この一年で起きた自分の身近な問題やこの想いを、何年か経ったらいつの間にか遠い薄い記憶になってしまう気がして、そうじゃなくて、自分にとって様々なことがあったこの一年を、ちゃんと憶えておきたい、残したいと思い、きっと多くの人にとっても自分にとっても、大きな出来事である「2020」というテーマを選んで絵を描きました。

顔のまわりに敷き詰められたイラストや文字

今の私の表現

昨年は、具体的にどんなことがあったのか、どんな感情が世間や身の回りにあったのか。
顔の周りには2020年に感じた、自分自身や世間、身近な人たちの様々な感情や考えを敷き詰めています。

赤い絵は、今までの暮らしのありがたさや、心を豊かにしてくれた物事、人との繋がりや温かさを感じたことや出来事などを。
青い絵は、コロナによって交流がないことへの孤独感や不安、周囲で感じたイライラ、自由を制限され当たり前の日常が送れないことなど、マイナスな感情が渦巻いている様子を表現しています。
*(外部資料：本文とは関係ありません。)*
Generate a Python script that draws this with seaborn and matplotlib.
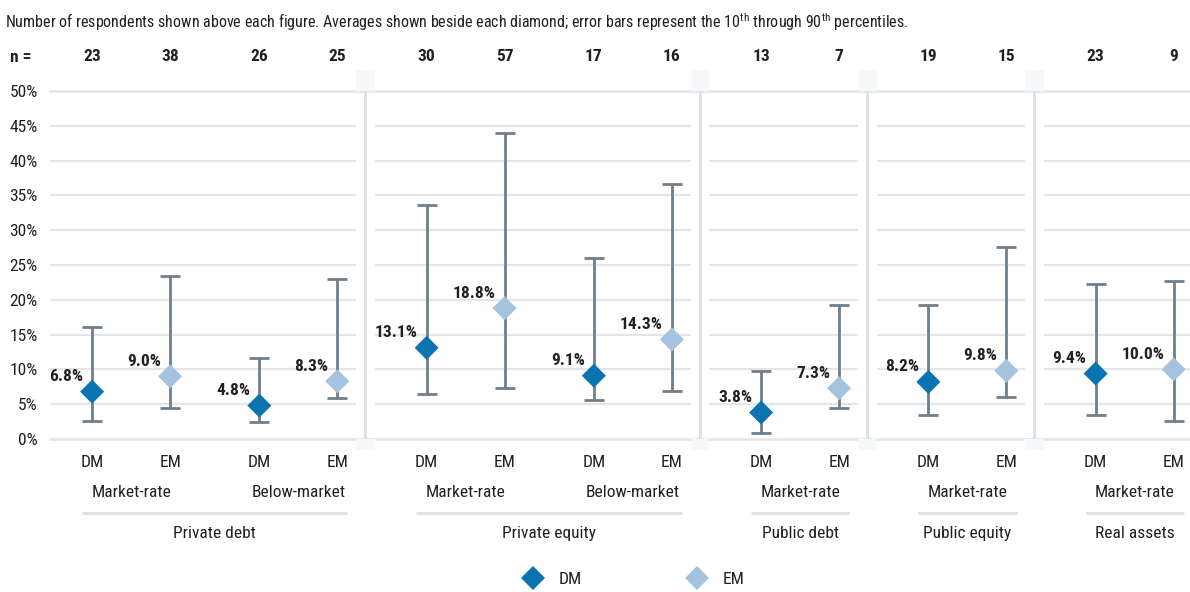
import matplotlib
matplotlib.use("Agg")
import numpy as np
import pandas as pd
import seaborn as sns
import matplotlib.pyplot as plt
from matplotlib import font_manager as fm
from matplotlib.patches import Rectangle

# ---- data -------------------------------------------------------------
asset_classes = ["Private debt", "Private equity", "Public debt", "Public equity", "Real assets"]
pair_class = [0, 0, 1, 1, 2, 3, 4]          # asset class of each DM/EM pair
pair_rate = ["Market-rate", "Below-market", "Market-rate", "Below-market",
             "Market-rate", "Market-rate", "Market-rate"]
markets = ["DM", "EM"]
n_resp = [23, 38, 26, 25, 30, 57, 17, 16, 13, 7, 19, 15, 23, 9]
avg = [6.8, 9.0, 4.8, 8.3, 13.1, 18.8, 9.1, 14.3, 3.8, 7.3, 8.2, 9.8, 9.4, 10.0]
p10 = [2.6, 4.5, 2.4, 5.9, 6.4, 7.3, 5.6, 6.9, 0.8, 4.5, 3.4, 6.1, 3.5, 2.6]
p90 = [16.1, 23.4, 11.7, 23.0, 33.6, 43.9, 26.0, 36.6, 9.8, 19.2, 19.2, 27.6, 22.3, 22.7]
y_ticks = [0, 5, 10, 15, 20, 25, 30, 35, 40, 45, 50]

# ---- style ------------------------------------------------------------
DM_COLOR = "#0b73b0"
EM_COLOR = "#a5c3de"
BAR_COLOR = "#6f7f8c"
GRID_COLOR = "#e2e6e9"
TEXT_COLOR = "#231f20"

sns.set_theme(style="white")


def condensed_font():
    entries = fm.fontManager.ttflist
    names = {f.name for f in entries}
    for fam in ["Roboto Condensed", "Liberation Sans Narrow", "Open Sans Condensed",
                "Noto Sans Condensed", "DejaVu Sans Condensed"]:
        if fam in names:
            return fam, "normal"
    for fam in ["Noto Sans", "Roboto", "Open Sans", "DejaVu Sans", "Liberation Sans"]:
        if any(f.name == fam and "condensed" in str(f.stretch) for f in entries):
            return fam, "condensed"
    return "DejaVu Sans", "normal"


FAMILY, STRETCH = condensed_font()
plt.rcParams["font.family"] = [FAMILY, "DejaVu Sans"]
plt.rcParams["font.stretch"] = STRETCH
plt.rcParams["mathtext.fontset"] = "custom"
plt.rcParams["mathtext.rm"] = FAMILY
plt.rcParams["mathtext.bf"] = FAMILY + ":bold"
plt.rcParams["text.color"] = TEXT_COLOR

# ---- layout of the x positions -----------------------------------------
PAIR_STEP = 2.145
xs = [p * PAIR_STEP + m for p in range(len(pair_class)) for m in range(2)]
df = pd.DataFrame({
    "x": xs,
    "avg": avg,
    "p10": p10,
    "p90": p90,
    "market": markets * len(pair_class),
    "n": n_resp,
})

W, H = 1190, 592
fig = plt.figure(figsize=(W / 100, H / 100), dpi=100)
ax = fig.add_axes([50 / W, (H - 439) / H, (W - 50) / W, 348 / H])
XL, XR = -0.54, 14.08
ax.set_xlim(XL, XR)
ax.set_ylim(0, 50)
for s in ax.spines.values():
    s.set_visible(False)

# panel dividers between asset classes
dividers = []
for p in range(len(pair_class) - 1):
    if pair_class[p] != pair_class[p + 1]:
        dividers.append(p * PAIR_STEP + 1 + 0.36)
bounds = [XL] + dividers + [XR]
gap = 0.12
for t in y_ticks[1:-1]:
    for k in range(len(bounds) - 1):
        a = bounds[k] + (gap if k > 0 else 0)
        b = bounds[k + 1] - (gap if k < len(bounds) - 2 else 0)
        ax.hlines(t, a, b, color=GRID_COLOR, lw=1.6, zorder=0)
for t in (0, 50):
    ax.axhline(t, color=GRID_COLOR, lw=1.8, zorder=0, clip_on=False)
for d in dividers:
    ax.vlines(d, 0, 50, color="#dde2e5", lw=2.2, zorder=0.5)
    ax.add_patch(Rectangle((d - 0.12, 50), 0.24, 3.0, color="#f7f8f9", lw=0,
                           zorder=0, clip_on=False))
    ax.add_patch(Rectangle((d - 0.12, -1.6), 0.24, 1.6, color="#f7f8f9", lw=0,
                           zorder=0, clip_on=False))

# error bars (10th–90th percentile) and average diamonds
ax.errorbar(df["x"], df["avg"], yerr=[df["avg"] - df["p10"], df["p90"] - df["avg"]],
            fmt="none", ecolor=BAR_COLOR, elinewidth=2, capsize=7.2, capthick=2, zorder=3)
sns.scatterplot(data=df, x="x", y="avg", hue="market", palette={"DM": DM_COLOR, "EM": EM_COLOR},
                marker="D", s=150, edgecolor="none", linewidth=0, zorder=4, ax=ax)

for x, v in zip(df["x"], df["avg"]):
    ax.annotate(f"{v:.1f}%", xy=(x, v), xytext=(-6.5, 10.8), textcoords="offset points",
                ha="right", va="center", fontsize=12.5, fontweight="bold")

# y axis
ax.set_yticks(y_ticks)
ax.set_yticklabels([f"{t}%" for t in y_ticks])
ax.tick_params(axis="y", length=0, pad=9, labelsize=12.5, labelcolor=TEXT_COLOR)
ax.set_xticks([])
ax.set_xlabel("")
ax.set_ylabel("")

# respondent counts above each figure
for x, n in zip(df["x"], df["n"]):
    ax.text(x, 54.9, str(n), ha="center", va="center", fontsize=12.5, fontweight="bold",
            clip_on=False)
fig.text(10 / W, 1 - 57 / H, "n =", ha="left", va="center", fontsize=12.5, fontweight="bold")
fig.text(5 / W, 1 - 22 / H,
         "Number of respondents shown above each figure. Averages shown beside each diamond; "
         "error bars represent the 10$^{\\mathrm{th}}$ through 90$^{\\mathrm{th}}$ percentiles.",
         ha="left", va="center", fontsize=11.5)

# category labels below the axis
for x, m in zip(df["x"], df["market"]):
    ax.text(x, -3.4, m, ha="center", va="center", fontsize=12.5, clip_on=False)
for p, rate in enumerate(pair_rate):
    cx = p * PAIR_STEP + 0.5
    ax.text(cx, -7.7, rate, ha="center", va="center", fontsize=12.5, clip_on=False)
for c, name in enumerate(asset_classes):
    pairs = [p for p, pc in enumerate(pair_class) if pc == c]
    x0 = pairs[0] * PAIR_STEP
    x1 = pairs[-1] * PAIR_STEP + 1
    ax.plot([x0 - 0.13, x1 + 0.13], [-10.6, -10.6], color="#dde2e5", lw=2.2,
            clip_on=False, solid_capstyle="butt")
    ax.text((x0 + x1) / 2, -13.6, name, ha="center", va="center", fontsize=12.5, clip_on=False)

sns.move_legend(ax, "center", bbox_to_anchor=(630 / W, 1 - 579 / H),
                bbox_transform=fig.transFigure, ncol=2, frameon=False, title=None,
                fontsize=12.5, handletextpad=0.5, columnspacing=5.6)

fig.savefig("out.png", dpi=100)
人の感情や社会で起きている出来事は複雑で、この作品で「プラスなこと」と「マイナスなこと」というように二つに分けても、この二つは紙一重だと思うし、二つに分類できないこともあります。
なので、中央に大きく描く顔の表情は他の感情も混ざっているような表情を描きたくて、そして、周りに描くものはたくさんの感情や起きた出来事が頭の中で密集しそれ同士が絡まったり、重なっているようなイメージで描きました。

不気味に感じる人が多そうな、大袈裟に誇張された表情は、きっと数年後の私にはできない、今だからこそできる表現で、2020年22才の自分も、今までの集大成として作品にこめたいと思い、この表現で作品を作りました。

見てくださった人の中に少しでもこの作品に引っ掛かりを感じて、また、これまでを思い出すきっかけになれば嬉しいです。

太田晴子
愛知県にて誕生。
0歳で愛知を離れる。
転勤族の一家に誕生したことの宿命で転校を繰り返したが、都道府県の各地に友達がいることについては密かに誇っている。
2021年桑沢デザイン研究所卒業。